Mary Dejevsky: No wonder sales are falling - you can't see the food for the cut-price labels

Notebook

It's hard not to feel a little bit sorry for retailers, big and small, as they post 40, 50, and now 60 per cent off sale posters in their windows with almost a week of shopping days left before Christmas. If reductions on this scale won't get the great British public spending, whatever will? Maybe, rather like HM Treasury, we have other things to think about and we're just not in the mood. One look at the cluttered aisles of the local Marks & Spencer, though, and the heart sinks to see rail upon rail of winter woollies of such dire shape and colour that even the most desperate present-seeker might fail to buy.

Any sympathy stops, however, at the doors of the big supermarkets. When Tesco announced recently – to a strangely quizzical response – that its sales between September and late November had fallen, compared with the same period the year before, despite a huge price-cutting campaign. I thought I knew why – and why I'd be surprised if Sainsbury's, and maybe others, were not similarly stricken.

Ten days ago, when I did my last Sainsbury's shop, I almost marched straight out again – and would have done, had the fridge at home not been embarrassingly bare. Would-be shoppers currently have to run a gauntlet of orange labels promoting a myriad offers – "second one half price", "3 for 2", "3 for £10", "price-match" with another supermarket etc – all obscuring the actual merchandise.

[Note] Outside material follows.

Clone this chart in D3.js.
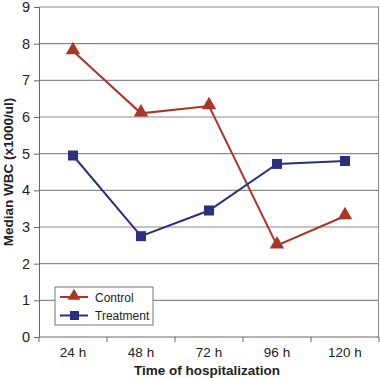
<!DOCTYPE html>
<html>
<head>
<meta charset="utf-8">
<script src="https://cdn.jsdelivr.net/npm/d3@7"></script>
<style>
  body { margin: 0; background: #fff; }
  text { font-family: "Liberation Sans", Arial, sans-serif; fill: #222; }
</style>
</head>
<body>
<svg id="chart"></svg>
<script>
const categories = ["24 h", "48 h", "72 h", "96 h", "120 h"];
const control = [7.8, 6.1, 6.3, 2.5, 3.3];
const treatment = [4.95, 2.75, 3.45, 4.72, 4.8];
const yTicks = [0, 1, 2, 3, 4, 5, 6, 7, 8, 9];

const margin = {top: 7, right: 1, bottom: 41, left: 39},
  W = 380, H = 378,
  width = W - margin.left - margin.right,
  height = H - margin.top - margin.bottom;

const svg = d3.select("#chart")
  .attr("width", W)
  .attr("height", H)
  .append("g")
  .attr("transform", "translate(" + margin.left + "," + margin.top + ")");

const x = d3.scaleBand().domain(categories).range([0, width]);
const y = d3.scaleLinear().domain([0, 9]).range([height, 0]);

// grid lines
svg.append("g").selectAll("line")
  .data(yTicks.filter(d => d > 0))
  .join("line")
  .attr("x1", 0).attr("x2", width)
  .attr("y1", d => y(d)).attr("y2", d => y(d))
  .attr("stroke", "#8a8a8a").attr("stroke-width", 1.2);

// right border
svg.append("line")
  .attr("x1", width - 0.5).attr("x2", width - 0.5)
  .attr("y1", 0).attr("y2", height)
  .attr("stroke", "#8a8a8a").attr("stroke-width", 1);

// y axis
const yAxis = svg.append("g")
  .call(d3.axisLeft(y).tickValues(yTicks).tickSize(5).tickPadding(4));
yAxis.select(".domain").attr("stroke", "#666");
yAxis.selectAll(".tick line").attr("stroke", "#666");
yAxis.selectAll("text").attr("font-size", 14.5).attr("fill", "#222")
  .style("font-family", "Liberation Sans, Arial, sans-serif");

// x axis, ticks sit on the band edges
const xAxisG = svg.append("g").attr("transform", "translate(0," + height + ")");
xAxisG.append("line")
  .attr("x1", 0).attr("x2", width)
  .attr("stroke", "#666");
xAxisG.selectAll("line.tk")
  .data(d3.range(categories.length + 1))
  .join("line")
  .attr("class", "tk")
  .attr("x1", i => i * x.bandwidth()).attr("x2", i => i * x.bandwidth())
  .attr("y1", 0).attr("y2", 5)
  .attr("stroke", "#666");
xAxisG.selectAll("text")
  .data(categories)
  .join("text")
  .attr("x", d => x(d) + x.bandwidth() / 2)
  .attr("y", 20)
  .attr("text-anchor", "middle")
  .attr("font-size", 13.5)
  .text(d => d);

// axis titles
svg.append("text")
  .attr("x", width / 2 - 2)
  .attr("y", height + 38)
  .attr("text-anchor", "middle")
  .attr("font-size", 13.5)
  .attr("font-weight", "bold")
  .text("Time of hospitalization");

svg.append("text")
  .attr("transform", "translate(" + (-26) + "," + (height / 2) + ") rotate(-90)")
  .attr("text-anchor", "middle")
  .attr("font-size", 13.5)
  .attr("font-weight", "bold")
  .text("Median WBC (x1000/ul)");

const cx = d => x(d) + x.bandwidth() / 2;
const line = d3.line().x((d, i) => cx(categories[i])).y(d => y(d));

const red = "#ab3528", blue = "#2a2f80";

svg.append("path").datum(control)
  .attr("d", line).attr("fill", "none")
  .attr("stroke", red).attr("stroke-width", 2);
svg.append("path").datum(treatment)
  .attr("d", line).attr("fill", "none")
  .attr("stroke", blue).attr("stroke-width", 2);

const tri = d3.symbol().type(d3.symbolTriangle).size(90);
svg.append("g").selectAll("path")
  .data(control)
  .join("path")
  .attr("d", tri)
  .attr("transform", (d, i) => "translate(" + cx(categories[i]) + "," + (y(d) - 1) + ")")
  .attr("fill", red);

svg.append("g").selectAll("rect")
  .data(treatment)
  .join("rect")
  .attr("x", (d, i) => cx(categories[i]) - 5)
  .attr("y", d => y(d) - 5)
  .attr("width", 10).attr("height", 10)
  .attr("fill", blue);

// legend
const lg = svg.append("g").attr("transform", "translate(16,280)");
lg.append("rect")
  .attr("width", 98).attr("height", 38)
  .attr("fill", "#fff").attr("stroke", "#777").attr("stroke-width", 1);
const items = [{name: "Control", color: red, shape: "tri"},
               {name: "Treatment", color: blue, shape: "sq"}];
items.forEach((it, i) => {
  const yy = 10 + i * 18.5;
  lg.append("line").attr("x1", 5).attr("x2", 33)
    .attr("y1", yy).attr("y2", yy)
    .attr("stroke", it.color).attr("stroke-width", 2);
  if (it.shape === "tri") {
    lg.append("path").attr("d", d3.symbol().type(d3.symbolTriangle).size(70))
      .attr("transform", "translate(19," + (yy - 1) + ")").attr("fill", it.color);
  } else {
    lg.append("rect").attr("x", 15).attr("y", yy - 4.5)
      .attr("width", 9).attr("height", 9).attr("fill", it.color);
  }
  lg.append("text").attr("x", 40).attr("y", yy + 4.5)
    .attr("font-size", 12).text(it.name);
});
</script>
</body>
</html>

It's often not at all clear precisely what the orange tickets apply to, and, even when it is clear, you need a calculator – or some old-fashioned mental arithmetic – to work out the likely bottom line.

Of course, all this price cutting – which, when you do the maths, can be more show than substance – is all about the supermarkets' "price wars". For the shopper, though, it has made visiting the supermarket an ordeal by pseudo-competition that puts you off the whole idea. On the plus side, I suppose, if the confusion of promotions exhausts us into buying less, it might have the effect of reducing our scandalous levels of food wastage – and, if it does, you could say that they've done the nation a service.

So that's why they had to keep Trident

A month or so ago, there were reports that the United States was unhappy with the planned level of security at the London Olympics. This (speculative) allegation, which suggested American athletes might be scared into bringing their own defensive firepower, spawned a plethora of home-grown claims that the Government and Olympic authorities had severely underestimated security requirements.

Step forward a supremely relaxed-looking Defence Secretary, Philip Hammond, with the comforting statement to the effect that the planned security arrangements were entirely adequate, up to and including surface-to-air missiles. It was the way the expression tripped off his tongue that impressed, as though missiles were an everyday accoutrement of sporting security.

Since then, I've suspected the existence of a special MoD unit, along the lines of party election campaign rebuttal units, whose sole purpose is to drip-feed "reassurance" – if, that is, you find multiples of surface-to-air missiles reassuring – to stay one step ahead of the London 2012 doom-mongers. A couple of weeks later, an equally serene Mr Hammond was on television promising upwards of 13,500 troops – "more than in Afghanistan" – the deployment of several warships, including HMS Ocean, to Greenwich for the duration of the Games, and a squadron of Typhoon aircraft aloft. I think there may also have been talk of dispatching a submarine.

Now I know that Olympic security is no joking matter, but it almost makes you wonder whether the Government had another reason for wanting to retain the Trident nuclear deterrent. Where government media-management is concerned, nothing, but nothing, must be left to chance.